Material:
# # # # # # #

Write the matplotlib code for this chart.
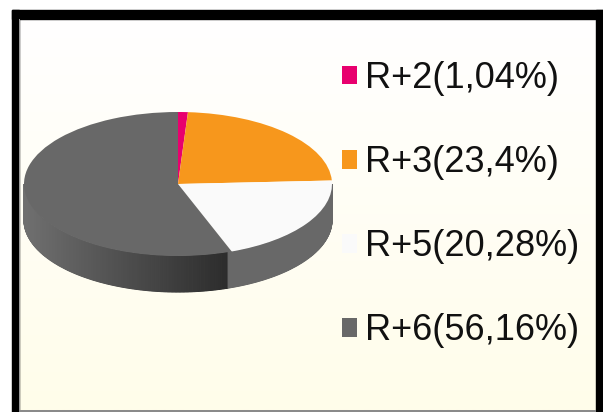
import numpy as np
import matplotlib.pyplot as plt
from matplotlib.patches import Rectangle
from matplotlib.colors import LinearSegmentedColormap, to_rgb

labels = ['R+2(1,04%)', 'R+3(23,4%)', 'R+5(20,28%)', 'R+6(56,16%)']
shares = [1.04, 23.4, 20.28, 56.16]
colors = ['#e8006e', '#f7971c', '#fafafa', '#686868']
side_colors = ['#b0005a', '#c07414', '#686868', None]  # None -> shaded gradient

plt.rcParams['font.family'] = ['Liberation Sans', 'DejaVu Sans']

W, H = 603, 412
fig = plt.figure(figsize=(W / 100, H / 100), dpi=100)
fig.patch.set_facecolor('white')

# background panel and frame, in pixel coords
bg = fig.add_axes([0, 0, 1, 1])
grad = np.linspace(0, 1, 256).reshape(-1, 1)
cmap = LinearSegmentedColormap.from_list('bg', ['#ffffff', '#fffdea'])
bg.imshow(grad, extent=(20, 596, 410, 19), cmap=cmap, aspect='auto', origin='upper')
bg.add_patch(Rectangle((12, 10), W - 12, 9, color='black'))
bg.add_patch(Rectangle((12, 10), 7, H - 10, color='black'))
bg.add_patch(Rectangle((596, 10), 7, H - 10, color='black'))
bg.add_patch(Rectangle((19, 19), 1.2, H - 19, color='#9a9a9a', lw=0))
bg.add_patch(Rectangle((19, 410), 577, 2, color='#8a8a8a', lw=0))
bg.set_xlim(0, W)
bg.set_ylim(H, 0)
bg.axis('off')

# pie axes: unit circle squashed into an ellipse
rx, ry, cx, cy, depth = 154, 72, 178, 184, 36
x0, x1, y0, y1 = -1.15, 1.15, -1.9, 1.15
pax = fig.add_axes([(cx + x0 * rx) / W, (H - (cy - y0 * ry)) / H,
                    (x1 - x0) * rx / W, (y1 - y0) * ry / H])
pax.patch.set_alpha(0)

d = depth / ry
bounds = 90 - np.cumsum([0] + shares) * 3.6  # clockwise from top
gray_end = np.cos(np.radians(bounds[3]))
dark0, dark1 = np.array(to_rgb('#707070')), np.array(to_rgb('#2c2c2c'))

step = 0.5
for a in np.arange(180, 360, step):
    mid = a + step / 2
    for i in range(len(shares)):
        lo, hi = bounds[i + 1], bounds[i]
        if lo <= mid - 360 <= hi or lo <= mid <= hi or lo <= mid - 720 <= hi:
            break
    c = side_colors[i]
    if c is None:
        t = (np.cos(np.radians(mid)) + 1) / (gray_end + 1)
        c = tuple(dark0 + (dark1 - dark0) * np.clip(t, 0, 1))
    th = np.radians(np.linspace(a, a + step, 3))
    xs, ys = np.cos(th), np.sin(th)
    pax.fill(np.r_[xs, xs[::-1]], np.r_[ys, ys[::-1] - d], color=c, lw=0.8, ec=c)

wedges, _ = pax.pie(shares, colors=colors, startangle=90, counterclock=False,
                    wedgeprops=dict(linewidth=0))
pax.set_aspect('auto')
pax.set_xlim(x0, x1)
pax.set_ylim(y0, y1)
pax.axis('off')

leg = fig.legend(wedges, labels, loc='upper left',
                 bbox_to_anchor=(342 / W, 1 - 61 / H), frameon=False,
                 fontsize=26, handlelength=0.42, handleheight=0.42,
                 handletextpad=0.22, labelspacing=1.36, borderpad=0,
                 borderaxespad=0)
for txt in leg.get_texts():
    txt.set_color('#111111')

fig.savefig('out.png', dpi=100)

# # # # # # #

Every line from the start of the listing above through the line with "from matplotlib.colors import" should be repeated exactly; skip the pictures and add nothing else.

Exercise response:
Write the matplotlib code for this chart.
import numpy as np
import matplotlib.pyplot as plt
from matplotlib.patches import Rectangle
from matplotlib.colors import LinearSegmentedColormap, to_rgb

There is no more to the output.